## Source data
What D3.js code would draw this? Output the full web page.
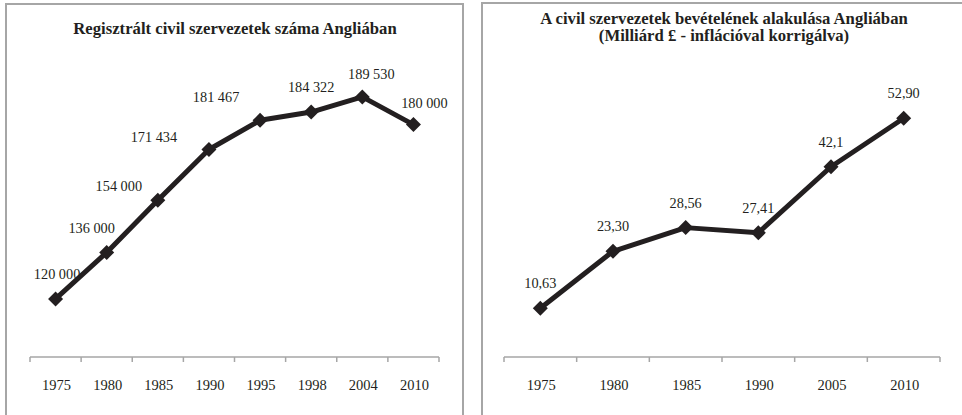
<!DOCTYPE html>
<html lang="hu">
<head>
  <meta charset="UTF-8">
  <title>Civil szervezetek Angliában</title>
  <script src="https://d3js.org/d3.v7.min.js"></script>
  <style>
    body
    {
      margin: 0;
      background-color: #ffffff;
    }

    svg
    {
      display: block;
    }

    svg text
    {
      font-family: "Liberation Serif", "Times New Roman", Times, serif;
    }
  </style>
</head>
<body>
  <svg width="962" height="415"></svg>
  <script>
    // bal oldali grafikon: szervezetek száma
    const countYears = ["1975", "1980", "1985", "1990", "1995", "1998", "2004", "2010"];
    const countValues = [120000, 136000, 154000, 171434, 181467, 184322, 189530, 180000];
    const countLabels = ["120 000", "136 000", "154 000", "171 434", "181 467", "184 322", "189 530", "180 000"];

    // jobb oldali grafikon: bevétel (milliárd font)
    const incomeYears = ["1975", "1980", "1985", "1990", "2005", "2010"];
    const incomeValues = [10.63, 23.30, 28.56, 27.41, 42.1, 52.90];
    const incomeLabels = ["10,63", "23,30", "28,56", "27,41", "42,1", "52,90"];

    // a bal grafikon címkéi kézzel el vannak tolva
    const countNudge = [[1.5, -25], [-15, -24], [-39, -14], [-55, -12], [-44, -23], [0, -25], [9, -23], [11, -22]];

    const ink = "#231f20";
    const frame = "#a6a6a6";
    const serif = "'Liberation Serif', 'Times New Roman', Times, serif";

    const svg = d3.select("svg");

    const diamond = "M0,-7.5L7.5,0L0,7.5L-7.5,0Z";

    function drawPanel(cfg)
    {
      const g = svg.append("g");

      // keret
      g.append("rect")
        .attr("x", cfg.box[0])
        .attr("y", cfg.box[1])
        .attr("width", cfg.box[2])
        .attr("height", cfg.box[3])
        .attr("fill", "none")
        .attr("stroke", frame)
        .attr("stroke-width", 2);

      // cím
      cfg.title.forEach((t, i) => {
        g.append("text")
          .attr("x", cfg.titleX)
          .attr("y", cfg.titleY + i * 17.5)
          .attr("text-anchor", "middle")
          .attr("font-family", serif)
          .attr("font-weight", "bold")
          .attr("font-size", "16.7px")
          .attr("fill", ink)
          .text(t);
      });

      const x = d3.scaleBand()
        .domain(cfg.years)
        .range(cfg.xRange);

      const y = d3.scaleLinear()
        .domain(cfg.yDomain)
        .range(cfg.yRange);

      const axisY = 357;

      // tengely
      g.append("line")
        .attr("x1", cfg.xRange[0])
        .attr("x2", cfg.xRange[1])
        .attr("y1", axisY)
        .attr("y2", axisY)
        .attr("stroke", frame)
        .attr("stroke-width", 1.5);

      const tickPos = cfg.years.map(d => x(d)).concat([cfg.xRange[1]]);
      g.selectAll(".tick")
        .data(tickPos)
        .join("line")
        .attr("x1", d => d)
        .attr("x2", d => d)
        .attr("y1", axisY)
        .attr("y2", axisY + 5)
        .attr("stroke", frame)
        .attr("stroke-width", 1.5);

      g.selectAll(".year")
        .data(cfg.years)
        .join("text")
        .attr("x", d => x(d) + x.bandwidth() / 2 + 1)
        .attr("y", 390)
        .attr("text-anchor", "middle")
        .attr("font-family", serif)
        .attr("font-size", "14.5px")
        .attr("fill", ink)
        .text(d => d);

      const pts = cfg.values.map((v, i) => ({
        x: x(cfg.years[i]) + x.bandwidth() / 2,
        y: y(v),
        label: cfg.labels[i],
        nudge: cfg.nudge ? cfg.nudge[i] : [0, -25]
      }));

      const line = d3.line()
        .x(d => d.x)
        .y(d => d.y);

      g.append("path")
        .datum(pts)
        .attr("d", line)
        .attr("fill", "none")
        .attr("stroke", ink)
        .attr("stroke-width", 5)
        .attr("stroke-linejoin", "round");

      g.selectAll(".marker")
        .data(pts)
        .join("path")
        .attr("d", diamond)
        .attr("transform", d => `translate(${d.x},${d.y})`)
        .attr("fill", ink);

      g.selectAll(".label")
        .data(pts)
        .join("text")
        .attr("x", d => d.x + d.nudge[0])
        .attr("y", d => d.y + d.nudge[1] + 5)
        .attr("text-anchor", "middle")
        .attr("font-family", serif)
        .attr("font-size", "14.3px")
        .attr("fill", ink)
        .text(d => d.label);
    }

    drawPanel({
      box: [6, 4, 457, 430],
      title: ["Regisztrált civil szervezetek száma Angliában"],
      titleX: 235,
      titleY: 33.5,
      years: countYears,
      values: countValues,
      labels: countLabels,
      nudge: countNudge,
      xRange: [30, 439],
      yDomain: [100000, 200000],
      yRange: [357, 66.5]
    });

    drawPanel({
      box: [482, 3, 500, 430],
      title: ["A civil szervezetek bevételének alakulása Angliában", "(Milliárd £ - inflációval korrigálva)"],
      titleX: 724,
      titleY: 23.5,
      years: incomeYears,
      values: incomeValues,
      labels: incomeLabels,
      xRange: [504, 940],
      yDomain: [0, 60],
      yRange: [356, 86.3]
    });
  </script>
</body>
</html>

## Set task
Transcribe the full listing character for character. Pictures are excluded.

## Output below
What D3.js code would draw this? Output the full web page.
<!DOCTYPE html>
<html lang="hu">
<head>
  <meta charset="UTF-8">
  <title>Civil szervezetek Angliában</title>
  <script src="https://d3js.org/d3.v7.min.js"></script>
  <style>
    body
    {
      margin: 0;
      background-color: #ffffff;
    }

    svg
    {
      display: block;
    }

    svg text
    {
      font-family: "Liberation Serif", "Times New Roman", Times, serif;
    }
  </style>
</head>
<body>
  <svg width="962" height="415"></svg>
  <script>
    // bal oldali grafikon: szervezetek száma
    const countYears = ["1975", "1980", "1985", "1990", "1995", "1998", "2004", "2010"];
    const countValues = [120000, 136000, 154000, 171434, 181467, 184322, 189530, 180000];
    const countLabels = ["120 000", "136 000", "154 000", "171 434", "181 467", "184 322", "189 530", "180 000"];

    // jobb oldali grafikon: bevétel (milliárd font)
    const incomeYears = ["1975", "1980", "1985", "1990", "2005", "2010"];
    const incomeValues = [10.63, 23.30, 28.56, 27.41, 42.1, 52.90];
    const incomeLabels = ["10,63", "23,30", "28,56", "27,41", "42,1", "52,90"];

    // a bal grafikon címkéi kézzel el vannak tolva
    const countNudge = [[1.5, -25], [-15, -24], [-39, -14], [-55, -12], [-44, -23], [0, -25], [9, -23], [11, -22]];

    const ink = "#231f20";
    const frame = "#a6a6a6";
    const serif = "'Liberation Serif', 'Times New Roman', Times, serif";

    const svg = d3.select("svg");

    const diamond = "M0,-7.5L7.5,0L0,7.5L-7.5,0Z";

    function drawPanel(cfg)
    {
      const g = svg.append("g");

      // keret
      g.append("rect")
        .attr("x", cfg.box[0])
        .attr("y", cfg.box[1])
        .attr("width", cfg.box[2])
        .attr("height", cfg.box[3])
        .attr("fill", "none")
        .attr("stroke", frame)
        .attr("stroke-width", 2);

      // cím
      cfg.title.forEach((t, i) => {
        g.append("text")
          .attr("x", cfg.titleX)
          .attr("y", cfg.titleY + i * 17.5)
          .attr("text-anchor", "middle")
          .attr("font-family", serif)
          .attr("font-weight", "bold")
          .attr("font-size", "16.7px")
          .attr("fill", ink)
          .text(t);
      });

      const x = d3.scaleBand()
        .domain(cfg.years)
        .range(cfg.xRange);

      const y = d3.scaleLinear()
        .domain(cfg.yDomain)
        .range(cfg.yRange);

      const axisY = 357;

      // tengely
      g.append("line")
        .attr("x1", cfg.xRange[0])
        .attr("x2", cfg.xRange[1])
        .attr("y1", axisY)
        .attr("y2", axisY)
        .attr("stroke", frame)
        .attr("stroke-width", 1.5);

      const tickPos = cfg.years.map(d => x(d)).concat([cfg.xRange[1]]);
      g.selectAll(".tick")
        .data(tickPos)
        .join("line")
        .attr("x1", d => d)
        .attr("x2", d => d)
        .attr("y1", axisY)
        .attr("y2", axisY + 5)
        .attr("stroke", frame)
        .attr("stroke-width", 1.5);

      g.selectAll(".year")
        .data(cfg.years)
        .join("text")
        .attr("x", d => x(d) + x.bandwidth() / 2 + 1)
        .attr("y", 390)
        .attr("text-anchor", "middle")
        .attr("font-family", serif)
        .attr("font-size", "14.5px")
        .attr("fill", ink)
        .text(d => d);

      const pts = cfg.values.map((v, i) => ({
        x: x(cfg.years[i]) + x.bandwidth() / 2,
        y: y(v),
        label: cfg.labels[i],
        nudge: cfg.nudge ? cfg.nudge[i] : [0, -25]
      }));

      const line = d3.line()
        .x(d => d.x)
        .y(d => d.y);

      g.append("path")
        .datum(pts)
        .attr("d", line)
        .attr("fill", "none")
        .attr("stroke", ink)
        .attr("stroke-width", 5)
        .attr("stroke-linejoin", "round");

      g.selectAll(".marker")
        .data(pts)
        .join("path")
        .attr("d", diamond)
        .attr("transform", d => `translate(${d.x},${d.y})`)
        .attr("fill", ink);

      g.selectAll(".label")
        .data(pts)
        .join("text")
        .attr("x", d => d.x + d.nudge[0])
        .attr("y", d => d.y + d.nudge[1] + 5)
        .attr("text-anchor", "middle")
        .attr("font-family", serif)
        .attr("font-size", "14.3px")
        .attr("fill", ink)
        .text(d => d.label);
    }

    drawPanel({
      box: [6, 4, 457, 430],
      title: ["Regisztrált civil szervezetek száma Angliában"],
      titleX: 235,
      titleY: 33.5,
      years: countYears,
      values: countValues,
      labels: countLabels,
      nudge: countNudge,
      xRange: [30, 439],
      yDomain: [100000, 200000],
      yRange: [357, 66.5]
    });

    drawPanel({
      box: [482, 3, 500, 430],
      title: ["A civil szervezetek bevételének alakulása Angliában", "(Milliárd £ - inflációval korrigálva)"],
      titleX: 724,
      titleY: 23.5,
      years: incomeYears,
      values: incomeValues,
      labels: incomeLabels,
      xRange: [504, 940],
      yDomain: [0, 60],
      yRange: [356, 86.3]
    });
  </script>
</body>
</html>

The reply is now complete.